FireGPG - easy GNU Privacy Guard for Firefox (including Gmail)

“FireGPG is a Firefox extension [...] which brings an interface to encrypt, decrypt, sign or verify the signature of text in any web page using GnuPG. FireGPG adds some features to the Gmail interface, to let you use GPG’s features directly in your webmail. More webmails will probably be supported in the future.”

24 July 2008

Memphis police director sues for critical bloggers’ names

“Memphis Police Director Larry Godwin and the city of Memphis[, Tennessee] have filed a lawsuit to learn who operates a blog harshly critical of Godwin and his department.

The lawsuit asks AOL to produce all information related to the identity of an e-mail address linked to MPD Enforcer 2.0, a blog popular with police officers that has been extremely critical of police leadership at 201 Poplar.

“In what could be a landmark case of privacy and the 1st Amendment,” the anonymous bloggers write on the site, “Godwin has illegally used his position and the City of Memphis as a ram to ruin the Constitution of the United States.”

[via:Slashdot]

11 July 2008

What Viacom wanted (but didn’t get)

A Google employee has summarized Viacom’s demands in the court case that famously lead to Google having to give out logs of pretty much all videos ever watched on Youtube.

10 July 2008

Privacy advice: get rid of Flash Cookies

“Flash cookies are a new way of tracing your movement and storing a lot more information about you than with normal cookies. … you can’t locate them in your browser. … not shown in the list of cookies that you can see when you take a look at the cookies … in your web browser.”

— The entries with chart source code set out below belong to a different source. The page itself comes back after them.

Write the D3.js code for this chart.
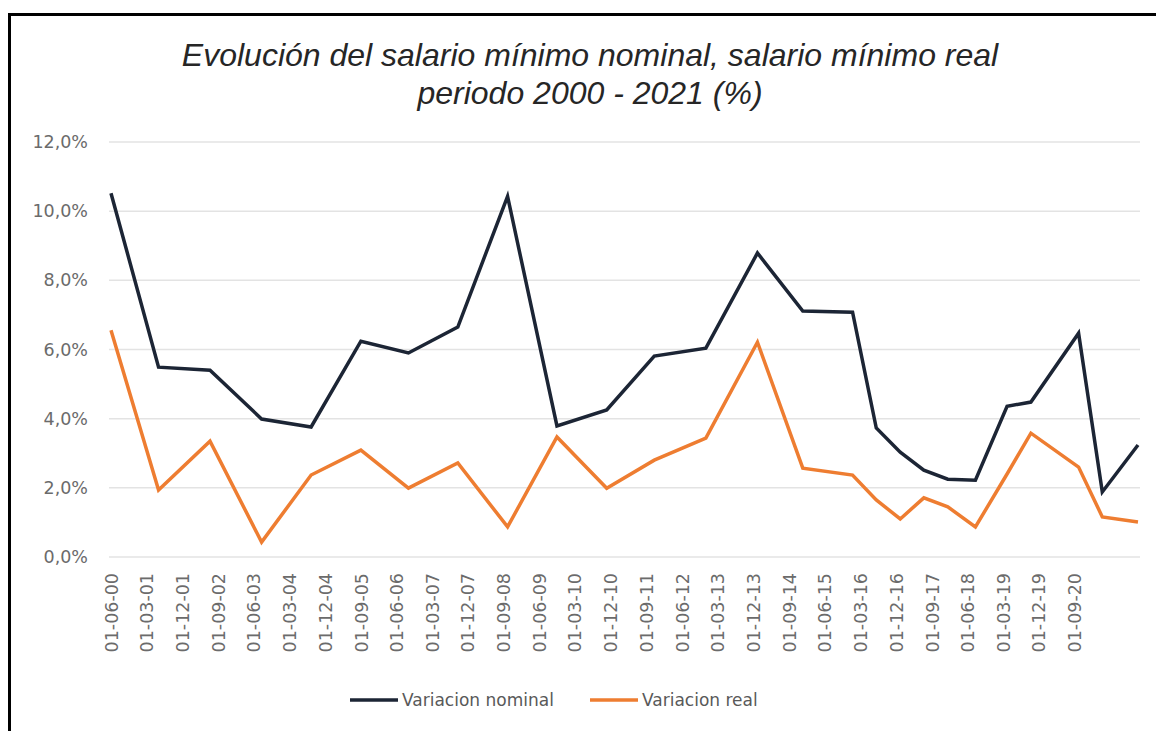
<!DOCTYPE html>
<html>
<head>
<meta charset="utf-8">
<script src="https://cdn.jsdelivr.net/npm/d3@7"></script>
<style>
  html, body { margin: 0; padding: 0; background: #ffffff; }
  svg { display: block; }
</style>
</head>
<body>
<svg id="chart" width="1156" height="731"></svg>
<script>
// ---- data ----
const dates = ["2000-06-01","2001-06-01","2002-07-01","2003-08-01","2004-08-15","2005-09-01",
  "2006-09-01","2007-09-15","2008-10-01","2009-10-15","2010-11-01","2011-11-01","2012-12-01",
  "2014-01-01","2014-12-15","2016-01-01","2016-07-01","2017-01-01","2017-07-01","2018-01-01",
  "2018-08-01","2019-04-01","2019-10-01","2020-10-01","2021-04-01","2021-12-31"];
const nominal = [10.52, 5.49, 5.40, 3.99, 3.76, 6.24, 5.90, 6.65, 10.43, 3.79, 4.25, 5.81, 6.04,
  8.79, 7.11, 7.08, 3.73, 3.03, 2.51, 2.25, 2.22, 4.36, 4.48, 6.47, 1.88, 3.24];
const real = [6.56, 1.94, 3.35, 0.43, 2.37, 3.09, 1.99, 2.72, 0.87, 3.47, 1.99, 2.80, 3.44,
  6.21, 2.57, 2.37, 1.65, 1.10, 1.71, 1.45, 0.87, 2.40, 3.58, 2.60, 1.16, 1.01];
const tickDates = ["2000-06-01","2001-03-01","2001-12-01","2002-09-01","2003-06-01","2004-03-01",
  "2004-12-01","2005-09-01","2006-06-01","2007-03-01","2007-12-01","2008-09-01","2009-06-01",
  "2010-03-01","2010-12-01","2011-09-01","2012-06-01","2013-03-01","2013-12-01","2014-09-01",
  "2015-06-01","2016-03-01","2016-12-01","2017-09-01","2018-06-01","2019-03-01","2019-12-01",
  "2020-09-01"];
const yTicks = [0, 2, 4, 6, 8, 10, 12];
const seriesNames = ["Variacion nominal", "Variacion real"];
const titleLines = ["Evolución del salario mínimo nominal, salario mínimo real", "periodo 2000 - 2021 (%)"];

// ---- setup ----
const parse = d3.timeParse("%Y-%m-%d");
const fmt = d3.timeFormat("%d-%m-%y");
const svg = d3.select("#chart");
const colors = ["#1c2535", "#ee7d31"];

// outer frame (top and left edges visible)
svg.append("line").attr("x1", 9.5).attr("x2", 1156).attr("y1", 14.5).attr("y2", 14.5)
  .attr("stroke", "#000").attr("stroke-width", 3);
svg.append("line").attr("x1", 9.5).attr("x2", 9.5).attr("y1", 13).attr("y2", 731)
  .attr("stroke", "#000").attr("stroke-width", 3);

const x = d3.scaleTime()
  .domain([parse(dates[0]), parse(dates[dates.length - 1])])
  .range([111, 1138]);
const y = d3.scaleLinear().domain([0, 12]).range([557, 142]);

// title
svg.append("g").selectAll("text").data(titleLines).join("text")
  .attr("x", 590)
  .attr("y", (d, i) => 66 + i * 38)
  .attr("text-anchor", "middle")
  .attr("font-family", "'Liberation Sans', Arial, sans-serif")
  .attr("font-style", "italic")
  .attr("font-size", 32)
  .attr("fill", "#262626")
  .text(d => d);

// gridlines
svg.append("g").selectAll("line").data(yTicks).join("line")
  .attr("x1", 109).attr("x2", 1140)
  .attr("y1", d => y(d)).attr("y2", d => y(d))
  .attr("stroke", "#e3e3e3").attr("stroke-width", 1.5);

// y axis labels
const yAxis = d3.axisLeft(y).tickValues(yTicks).tickSize(0).tickPadding(0)
  .tickFormat(d => d3.format(".1f")(d).replace(".", ",") + "%");
const gy = svg.append("g").attr("transform", "translate(88,0)").call(yAxis);
gy.select(".domain").remove();
gy.selectAll("text")
  .attr("font-family", "'DejaVu Sans', Verdana, sans-serif")
  .attr("font-size", 17.5)
  .attr("fill", "#6b6b6b");

// x axis labels
const xAxis = d3.axisBottom(x).tickValues(tickDates.map(parse)).tickSize(0).tickFormat(fmt);
const gx = svg.append("g").attr("transform", "translate(0,573)").call(xAxis);
gx.select(".domain").remove();
gx.selectAll("text")
  .attr("font-family", "'DejaVu Sans', Verdana, sans-serif")
  .attr("font-size", 17.5)
  .attr("fill", "#6b6b6b")
  .attr("text-anchor", "end")
  .attr("transform", "rotate(-90)")
  .attr("x", 0).attr("y", 0).attr("dy", "0.35em");

// lines
const rows = dates.map((d, i) => ({ date: parse(d), nominal: nominal[i], real: real[i] }));
const line = key => d3.line().x(d => x(d.date)).y(d => y(d[key]));
svg.append("path").datum(rows).attr("d", line("real"))
  .attr("fill", "none").attr("stroke", colors[1]).attr("stroke-width", 3.5)
  .attr("stroke-linejoin", "miter");
svg.append("path").datum(rows).attr("d", line("nominal"))
  .attr("fill", "none").attr("stroke", colors[0]).attr("stroke-width", 3.5)
  .attr("stroke-linejoin", "miter");

// legend
const legendX = [350, 590];
const lg = svg.append("g").selectAll("g").data(seriesNames).join("g")
  .attr("transform", (d, i) => `translate(${legendX[i]},700)`);
lg.append("line").attr("x1", 0).attr("x2", 48).attr("y1", 0).attr("y2", 0)
  .attr("stroke", (d, i) => colors[i]).attr("stroke-width", 3.5);
lg.append("text").attr("x", 52).attr("y", 0).attr("dy", "0.35em")
  .attr("font-family", "'DejaVu Sans', Verdana, sans-serif")
  .attr("font-size", 17)
  .attr("fill", "#595959")
  .text(d => d);
</script>
</body>
</html>
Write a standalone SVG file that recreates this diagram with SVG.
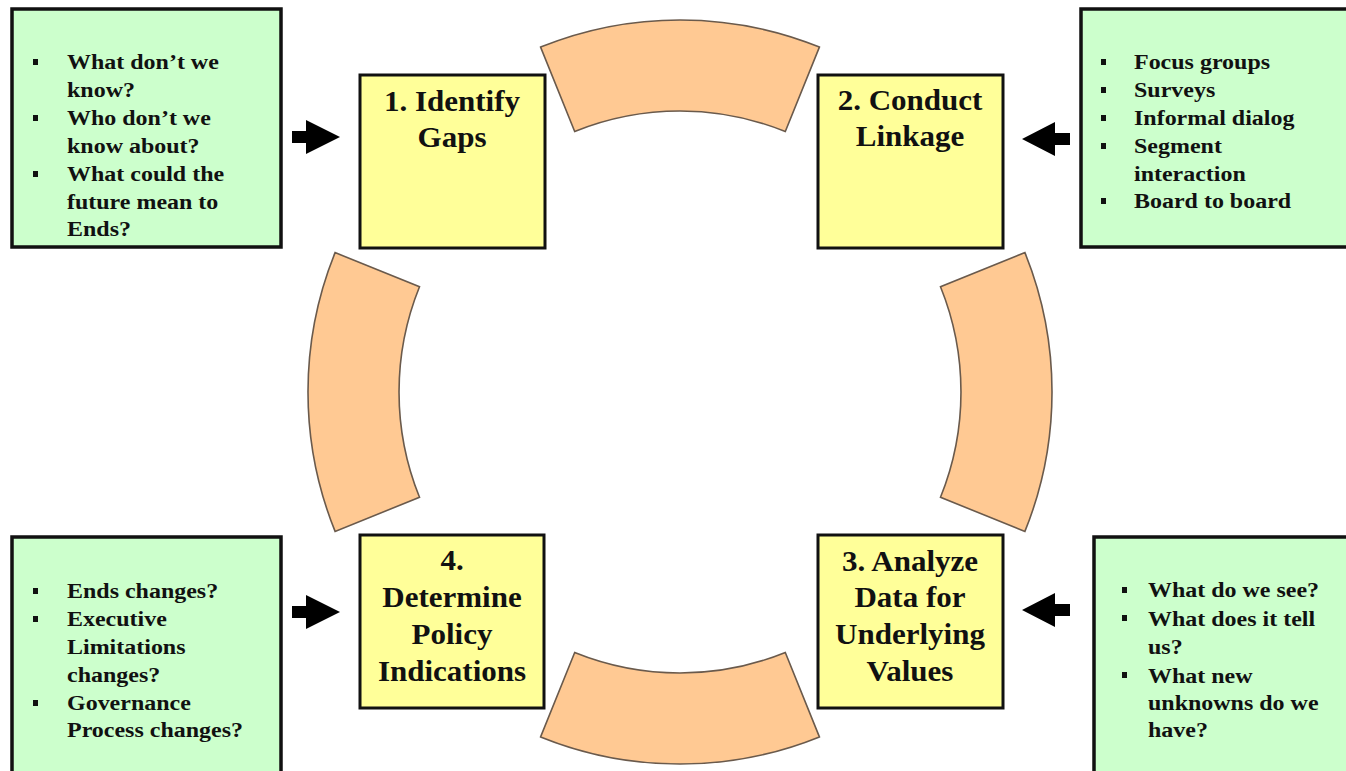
<svg xmlns="http://www.w3.org/2000/svg" width="1346" height="771" viewBox="0 0 1346 771">
  <style>
    .note { fill: #CCFFCC; stroke: #111; stroke-width: 3.5; }
    .step { fill: #FFFF99; stroke: #111; stroke-width: 3; }
    .arc { fill: #FFC993; stroke: #6a5a4c; stroke-width: 1.6; }
    .arrow { fill: #000; }
    .title { font-family: "Liberation Serif", "Times New Roman", serif; font-weight: bold; font-size: 29px; fill: #111; text-anchor: middle; }
    .item { font-family: "Liberation Serif", "Times New Roman", serif; font-weight: bold; font-size: 22px; fill: #111; }
    .bullet { fill: #111; }
  </style>
  <rect width="1346" height="771" fill="#fff"/>

  <!-- cycle ring segments, centre (680,392) -->
  <g id="ring">
    <path class="arc" d="M540.6,47.1 A372,372 0 0 1 819.4,47.1 L785.3,131.5 A281,281 0 0 0 574.7,131.5 Z"/>
    <path class="arc" d="M1024.9,252.6 A372,372 0 0 1 1024.9,531.4 L940.5,497.3 A281,281 0 0 0 940.5,286.7 Z"/>
    <path class="arc" d="M819.4,736.9 A372,372 0 0 1 540.6,736.9 L574.7,652.5 A281,281 0 0 0 785.3,652.5 Z"/>
    <path class="arc" d="M335.1,531.4 A372,372 0 0 1 335.1,252.6 L419.5,286.7 A281,281 0 0 0 419.5,497.3 Z"/>
  </g>

  <!-- step 1 -->
  <g id="step1">
    <rect class="step" x="360" y="75" width="185" height="173"/>
    <g transform="translate(452,0) scale(1.07,1)">
      <text class="title" x="0" y="111">1. Identify</text>
      <text class="title" x="0" y="147">Gaps</text>
    </g>
  </g>
  <!-- step 2 -->
  <g id="step2">
    <rect class="step" x="818" y="75" width="185" height="173"/>
    <g transform="translate(910,0) scale(1.07,1)">
      <text class="title" x="0" y="110">2. Conduct</text>
      <text class="title" x="0" y="146">Linkage</text>
    </g>
  </g>
  <!-- step 3 -->
  <g id="step3">
    <rect class="step" x="818" y="535" width="185" height="173"/>
    <g transform="translate(910,0) scale(1.07,1)">
      <text class="title" x="0" y="571">3. Analyze</text>
      <text class="title" x="0" y="607">Data for</text>
      <text class="title" x="0" y="644">Underlying</text>
      <text class="title" x="0" y="681">Values</text>
    </g>
  </g>
  <!-- step 4 -->
  <g id="step4">
    <rect class="step" x="360" y="535" width="184" height="173"/>
    <g transform="translate(452,0) scale(1.07,1)">
      <text class="title" x="0" y="570">4.</text>
      <text class="title" x="0" y="607">Determine</text>
      <text class="title" x="0" y="644">Policy</text>
      <text class="title" x="0" y="681">Indications</text>
    </g>
  </g>

  <!-- note boxes -->
  <g id="note-gaps">
    <rect class="note" x="12" y="9" width="269" height="238"/>
    <rect class="bullet" x="33" y="59" width="5" height="6"/>
    <rect class="bullet" x="33" y="115" width="5" height="6"/>
    <rect class="bullet" x="33" y="171" width="5" height="6"/>
    <g transform="translate(67,0) scale(1.09,1)">
      <text class="item" x="0" y="69">What don’t we</text>
      <text class="item" x="0" y="97">know?</text>
      <text class="item" x="0" y="125">Who don’t we</text>
      <text class="item" x="0" y="153">know about?</text>
      <text class="item" x="0" y="181">What could the</text>
      <text class="item" x="0" y="209">future mean to</text>
      <text class="item" x="0" y="236">Ends?</text>
    </g>
  </g>
  <g id="note-linkage">
    <rect class="note" x="1081" y="9" width="270" height="238"/>
    <rect class="bullet" x="1101" y="59" width="5" height="6"/>
    <rect class="bullet" x="1101" y="87" width="5" height="6"/>
    <rect class="bullet" x="1101" y="115" width="5" height="6"/>
    <rect class="bullet" x="1101" y="143" width="5" height="6"/>
    <rect class="bullet" x="1101" y="198" width="5" height="6"/>
    <g transform="translate(1134,0) scale(1.09,1)">
      <text class="item" x="0" y="69">Focus groups</text>
      <text class="item" x="0" y="97">Surveys</text>
      <text class="item" x="0" y="125">Informal dialog</text>
      <text class="item" x="0" y="153">Segment</text>
      <text class="item" x="0" y="181">interaction</text>
      <text class="item" x="0" y="208">Board to board</text>
    </g>
  </g>
  <g id="note-analyze">
    <rect class="note" x="1094" y="537" width="257" height="240"/>
    <rect class="bullet" x="1122" y="587" width="5" height="6"/>
    <rect class="bullet" x="1122" y="615" width="5" height="6"/>
    <rect class="bullet" x="1122" y="672" width="5" height="6"/>
    <g transform="translate(1148,0) scale(1.09,1)">
      <text class="item" x="0" y="597">What do we see?</text>
      <text class="item" x="0" y="626">What does it tell</text>
      <text class="item" x="0" y="654">us?</text>
      <text class="item" x="0" y="683">What new</text>
      <text class="item" x="0" y="710">unknowns do we</text>
      <text class="item" x="0" y="737">have?</text>
    </g>
  </g>
  <g id="note-policy">
    <rect class="note" x="12" y="537" width="269" height="240"/>
    <rect class="bullet" x="33" y="588" width="5" height="6"/>
    <rect class="bullet" x="33" y="616" width="5" height="6"/>
    <rect class="bullet" x="33" y="700" width="5" height="6"/>
    <g transform="translate(67,0) scale(1.09,1)">
      <text class="item" x="0" y="598">Ends changes?</text>
      <text class="item" x="0" y="626">Executive</text>
      <text class="item" x="0" y="654">Limitations</text>
      <text class="item" x="0" y="682">changes?</text>
      <text class="item" x="0" y="710">Governance</text>
      <text class="item" x="0" y="737">Process changes?</text>
    </g>
  </g>

  <!-- block arrows from notes into steps -->
  <g id="connectors">
    <path class="arrow" d="M292,131 H306 V120 L340,137 L306,154 V143 H292 Z"/>
    <path class="arrow" d="M1070,133 H1055 V122 L1022,139 L1055,156 V145 H1070 Z"/>
    <path class="arrow" d="M292,606 H306 V595 L340,612 L306,629 V618 H292 Z"/>
    <path class="arrow" d="M1070,604 H1055 V593 L1022,610 L1055,627 V616 H1070 Z"/>
  </g>
</svg>
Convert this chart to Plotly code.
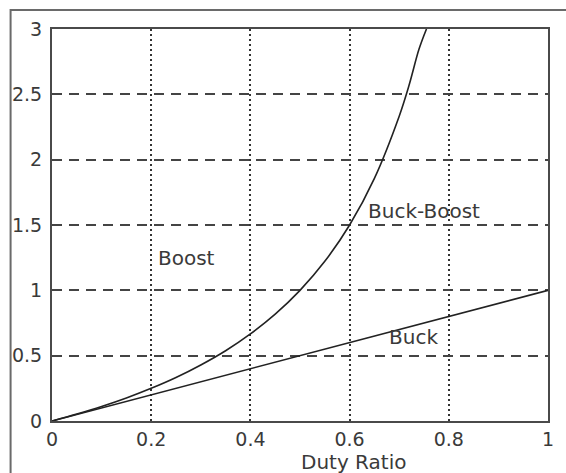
import plotly.graph_objects as go

# Duty ratio values and voltage gains
duty_bb = [0, 0.05, 0.1, 0.15, 0.2, 0.25, 0.3, 0.35, 0.4, 0.45, 0.5, 0.55, 0.6, 0.65, 0.7, 0.72, 0.74, 0.755]
gain_bb = [0, 0.053, 0.111, 0.176, 0.25, 0.333, 0.429, 0.538, 0.667, 0.818, 1.0, 1.222, 1.5, 1.857, 2.333, 2.571, 2.846, 3.0]

duty_buck = [0, 0.2, 0.4, 0.6, 0.8, 1.0]
gain_buck = [0, 0.2, 0.4, 0.6, 0.8, 1.0]

x_ticks = [0, 0.2, 0.4, 0.6, 0.8, 1]
x_labels = ["0", "0.2", "0.4", "0.6", "0.8", "1"]
y_ticks = [0, 0.5, 1, 1.5, 2, 2.5, 3]
y_labels = ["0", "0.5", "1", "1.5", "2", "2.5", "3"]

labels = ["Boost", "Buck-Boost", "Buck"]
label_x = [0.21, 0.634, 0.676]
label_y = [1.25, 1.61, 0.64]

line_col = "#222222"
text_col = "#3a3a3a"
font_family = "DejaVu Sans"

fig = go.Figure()
fig.add_trace(go.Scatter(x=duty_bb, y=gain_bb, mode="lines", line=dict(color=line_col, width=1.6, shape="spline"),
                         showlegend=False, hoverinfo="skip"))
fig.add_trace(go.Scatter(x=duty_buck, y=gain_buck, mode="lines", line=dict(color=line_col, width=1.6),
                         showlegend=False, hoverinfo="skip"))

for t, lx, ly in zip(labels, label_x, label_y):
    fig.add_annotation(x=lx, y=ly, text=t, showarrow=False, xanchor="left", yanchor="middle",
                       font=dict(family=font_family, size=20, color=text_col))

fig.add_annotation(x=0.608, y=-0.105, xref="paper", yref="paper", text="Duty Ratio", showarrow=False,
                   xanchor="center", yanchor="middle", font=dict(family=font_family, size=20, color=text_col))

# outer frame (image border)
fig.add_shape(type="path", xref="paper", yref="paper",
              path="M -0.0835 -0.2 L -0.0835 1.0485 L 1.1 1.0485",
              line=dict(color="#6a6a6a", width=2))

fig.update_layout(
    width=566, height=473,
    margin=dict(l=48, r=12, t=29, b=52),
    paper_bgcolor="white", plot_bgcolor="white",
    font=dict(family=font_family, size=18, color=text_col),
    xaxis=dict(range=[0, 1], tickvals=x_ticks, ticktext=x_labels, showgrid=True,
               gridcolor="#333333", gridwidth=1.8, griddash="2px,3px",
               showline=True, linecolor="#4a4a4a", linewidth=2, mirror=True,
               ticks="", zeroline=False, tickfont=dict(size=19, family=font_family, color=text_col)),
    yaxis=dict(range=[0, 3], tickvals=y_ticks, ticktext=y_labels, showgrid=True,
               gridcolor="#444444", gridwidth=1.6, griddash="10px,7px",
               showline=True, linecolor="#4a4a4a", linewidth=2, mirror=True,
               ticks="", zeroline=False, ticklabelstandoff=4,
               tickfont=dict(size=19, family=font_family, color=text_col)),
)

fig.write_html("out.html", config={"displayModeBar": False},
               post_script="document.body.style.margin='0px';document.body.style.overflow='hidden';")
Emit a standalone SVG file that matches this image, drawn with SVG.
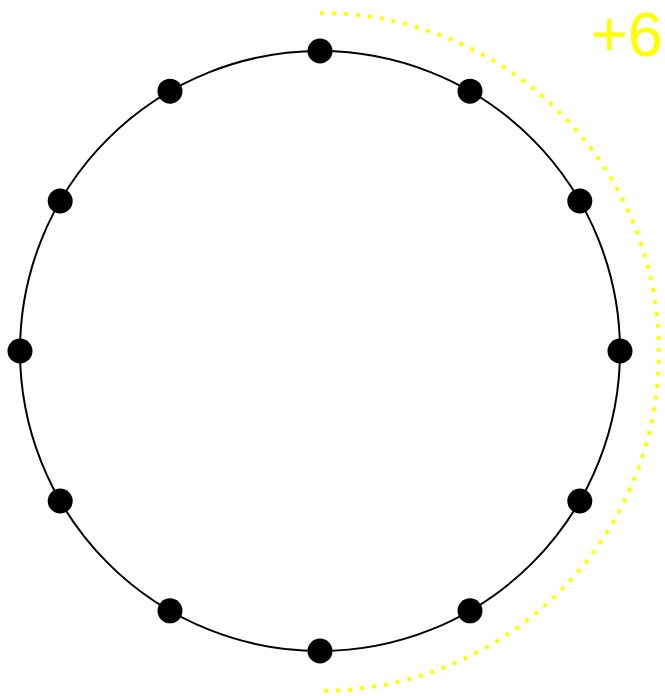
<svg xmlns="http://www.w3.org/2000/svg" width="665" height="696" viewBox="0 0 665 696">
<style>
.ring{fill:none;stroke:#000;stroke-width:2}
.dot{fill:#000}
.arc{fill:none;stroke:#ffff00;stroke-width:4;stroke-dasharray:4 8}
.lbl{fill:#ffff00;font-family:"Liberation Sans",Arial,sans-serif;font-size:63px}
</style>
<rect width="665" height="696" fill="#fff"/>
<g id="connectors">
<circle class="ring" cx="320" cy="351" r="300"/>
<path class="arc" d="M320,13 A339,339 0 0 1 320,691"/>
</g>
<g id="n0"><circle class="dot" cx="320" cy="51" r="12.5"/></g>
<g id="n1"><circle class="dot" cx="470" cy="91.2" r="12.5"/></g>
<g id="n2"><circle class="dot" cx="579.8" cy="201" r="12.5"/></g>
<g id="n3"><circle class="dot" cx="620" cy="351" r="12.5"/></g>
<g id="n4"><circle class="dot" cx="579.8" cy="501" r="12.5"/></g>
<g id="n5"><circle class="dot" cx="470" cy="610.8" r="12.5"/></g>
<g id="n6"><circle class="dot" cx="320" cy="651" r="12.5"/></g>
<g id="n7"><circle class="dot" cx="170" cy="610.8" r="12.5"/></g>
<g id="n8"><circle class="dot" cx="60.2" cy="501" r="12.5"/></g>
<g id="n9"><circle class="dot" cx="20" cy="351" r="12.5"/></g>
<g id="n10"><circle class="dot" cx="60.2" cy="201" r="12.5"/></g>
<g id="n11"><circle class="dot" cx="170" cy="91.2" r="12.5"/></g>
<g id="label"><text class="lbl" x="591" y="56">+6</text></g>
</svg>
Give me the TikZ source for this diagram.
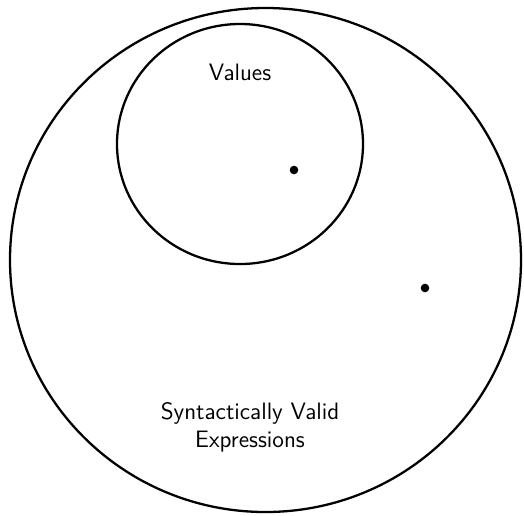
\documentclass[tikz,border=0pt]{standalone}
\usepackage{tikz}
\usetikzlibrary{positioning}

\begin{document}
\begin{tikzpicture}[x=0.02cm, y=-0.02cm, every node/.style={font=\sffamily\fontsize{13.5}{16}\selectfont, align=center}]
\useasboundingbox (0,0) rectangle (524,515);
\draw[line width=1.3pt] (265.5,260) ellipse [x radius=255.5, y radius=252];
\draw[line width=1.3pt] (240,144) ellipse [x radius=123, y radius=120];
\fill (294,170) circle [radius=4.3];
\fill (425,288) circle [radius=4.3];
\node (values) at (240,72) {Values};
\node (exprs) at (250,427) {Syntactically Valid\\Expressions};
\end{tikzpicture}
\end{document}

The easiest way to reach the Flash Cookies list of your flash player is through a special page on macromedia.com. At this point, most people who know how to delete browsing histories or http cookies probably haven’t even heard of flash cookies and are left with a false sense of privacy. Adobe is being irresponsible when they chose to not have the cookies list present in the settings dialog you get by right clicking on any flash applet.